Kementerian Perindustrian (Kemenperin) menyiapkan insentif impor bahan baku industri yang berasal dari Timur Tengah. Upaya ini dilakukan untuk mengantisipasi adanya gangguan rantai pasok akibat serangan Iran ke Israel dan sebaliknya.
Agus Gumiwang Kartasasmita, Menteri Perindustrian menjelaskan konflik yang terjadi diperkirakan berdampak pada setidaknya tiga hal, yaitu peningkatan harga energi, peningkatan biaya logistik, dan penguatan nilai tukar rupiah. Ini merupakan konsekuensi menjadi bagian dari perekonomian dan supply chain global.
BACA JUGA: Timur Tengah Memanas, Pertamina Jamin Stok BBM Aman
Dia bilang ada kemungkinan terganggunya suplai bahan baku bagi industri dalam negeri, terutama pada industri produsen kimia hulu yang mengimpor sebagian besar naphtha dan bahan baku kimia lainnya dari kawasan tersebut. Relaksasi impor bahan baku tertentu juga dibutuhkan untuk kemudahan memperoleh bahan baku, mengingat negara-negara lain juga berlomba mendapatkan supplier alternatif untuk memenuhi kebutuhan bahan baku industrinya.
“Saat ini, Kemenperin berupaya memetakan solusi-solusi untuk mengamankan sektor industri dari dampak konflik yang tengah terjadi,” kata Agus melalui keterangannya, Kamis (18/4/2024).
BACA JUGA: Tahun 2024, Industri Manufaktur Ditargetkan Tumbuh 5,80%
Selanjutnya, mempercepat langkah-langkah pendalaman, penguatan, maupun penyebaran struktur industri, yang bertujuan untuk segera meningkatkan program substitusi impor.

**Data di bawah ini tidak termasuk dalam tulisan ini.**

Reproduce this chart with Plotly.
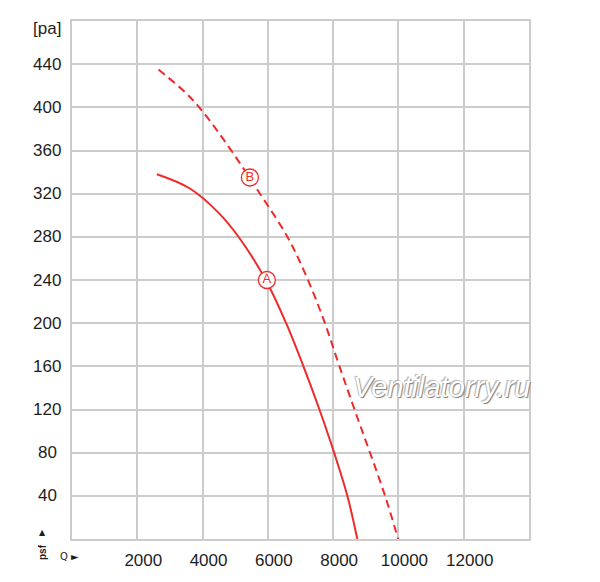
import plotly.graph_objects as go

# curve A (solid) and curve B (dashed)
q_a = [2600, 3600, 4500, 5150, 5970, 6560, 7090, 7580, 8030, 8435, 8740]
p_a = [338, 325, 302, 278, 238, 200, 160, 120, 80, 40, 0]

q_b = [2650, 3500, 3950, 4530, 5150, 5650, 6580, 7100, 7700, 8160, 8620, 9590, 9990]
p_b = [435, 413, 398, 375, 348, 325, 281, 249, 204, 163, 123, 40, 0]

# circled curve labels
label_q = [5970, 5450]
label_p = [240, 335]
label_txt = ["A", "B"]

x_ticks = [2000, 4000, 6000, 8000, 10000, 12000]
y_ticks = [40, 80, 120, 160, 200, 240, 280, 320, 360, 400, 440]

red = "#ee2a2a"
grid = "#cccccc"
txt = "#1e1e1e"
font_main = "Liberation Sans"

fig = go.Figure()
fig.add_trace(go.Scatter(x=q_a, y=p_a, mode="lines", line=dict(color=red, width=2, shape="spline"),
                         hoverinfo="skip"))
fig.add_trace(go.Scatter(x=q_b, y=p_b, mode="lines",
                         line=dict(color=red, width=2, dash="8px,5px", shape="spline"),
                         hoverinfo="skip"))
fig.add_trace(go.Scatter(x=label_q, y=label_p, mode="markers+text", text=label_txt,
                         textposition="middle center",
                         textfont=dict(color=red, size=13, family=font_main),
                         marker=dict(size=17, color="white", line=dict(color=red, width=1.3)),
                         hoverinfo="skip"))

# y tick labels are centred in the reference, so put them in as annotations
for v in y_ticks:
    fig.add_annotation(x=-0.0547, xref="paper", y=v, yref="y", text=str(v), showarrow=False,
                       xanchor="center", yanchor="middle",
                       font=dict(size=17, color=txt, family=font_main))

fig.add_annotation(x=-0.0547, xref="paper", y=480, yref="y", text="[pa]", showarrow=False,
                   xanchor="center", yanchor="middle", yshift=-7,
                   font=dict(size=17, color=txt, family=font_main))
fig.add_annotation(x=14520, xref="x", y=0, yref="paper", text="[m³/h]", showarrow=False,
                   xanchor="center", yanchor="middle", yshift=-15,
                   font=dict(size=17, color=txt, family=font_main))

# small axis symbols bottom left
fig.add_annotation(x=-0.0656, xref="paper", y=0, yref="paper", text="▲", showarrow=False,
                   xanchor="center", yanchor="middle", yshift=7,
                   font=dict(size=8, color=txt, family="DejaVu Sans"))
fig.add_annotation(x=-0.0656, xref="paper", y=0, yref="paper", text="<b>psf</b>", showarrow=False,
                   textangle=-90, xanchor="center", yanchor="middle", yshift=-13,
                   font=dict(size=10, color=txt, family=font_main))
fig.add_annotation(x=-0.0044, xref="paper", y=0, yref="paper", text="Q ►", showarrow=False,
                   xanchor="center", yanchor="middle", yshift=-17,
                   font=dict(size=10, color=txt, family="DejaVu Sans"))

# watermark
fig.add_annotation(x=11315, xref="x", y=141, yref="y", text="<i>Ventilatorry.ru</i>", showarrow=False,
                   font=dict(size=29, color="#ffffff", family=font_main,
                             shadow="1px 1px 1px #7a7a7a, -1px -1px 1px #b0b0b0"))

fig.update_layout(
    width=600, height=582,
    margin=dict(l=72, r=71, t=21, b=41),
    paper_bgcolor="white", plot_bgcolor="white",
    showlegend=False,
    xaxis=dict(range=[0, 14000], tickvals=x_ticks, ticktext=[str(v) for v in x_ticks],
               showgrid=True, gridcolor=grid, gridwidth=1.5, zeroline=False,
               showline=True, linecolor=grid, linewidth=1.5, mirror=True,
               ticks="", ticklabelstandoff=5, ticklabelshift=6,
               tickfont=dict(size=17, color=txt, family=font_main), fixedrange=True),
    yaxis=dict(range=[0, 480], tickvals=y_ticks, showticklabels=False,
               showgrid=True, gridcolor=grid, gridwidth=1.5, zeroline=False,
               showline=True, linecolor=grid, linewidth=1.5, mirror=True,
               ticks="", fixedrange=True),
)

fig.write_html("out.html", config={"displayModeBar": False},
               post_script="document.body.style.margin='0';")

Hal ini perlu didukung dengan memperketat ketentuan Tingkat Komponen Dalam Negeri (TKDN) untuk mengantisipasi excess trade diversion dari negara lain ke Indonesia.
Artinya, kementerian atau lembaga harus lebih disiplin dalam pengadaan belanja barang dan jasa dengan menggunakan produk dalam negeri. Agus menyebut saat ini juga merupakan momen yang tepat bagi sektor industri untuk mendapatkan kepastian keberlanjutan implementasi kebijakan Harga Gas Bumi Tertentu (HGBT).
Adanya risiko peningkatan harga energi dapat berpengaruh terhadap menurunnya produktivitas dan daya saing subsektor industri. Karenanya, kebijakan HGBT sangat diperlukan untuk meningkatkan daya saing produksi.
Kemudian, mengusulkan peningkatan penggunaan mata uang lokal (Local Currency Transaction) untuk transaksi bilateral yang dilakukan oleh pelaku usaha di Indonesia dan negara mitra. Dengan kata lain, nasabah Indonesia dan nasabah mitra dapat membayar atau menerima pembayaran dalam mata uang lokal tanpa melalui mata uang USD.
“Langkah ini untuk mengurangi ketergantungan terhadap hard currencies, terutama USD, mengingat skala ekonomi dan volume perdagangan antar negara Asia terus meningkat, juga untuk meningkatkan stabilitas nilai tukar rupiah,” ujarnya.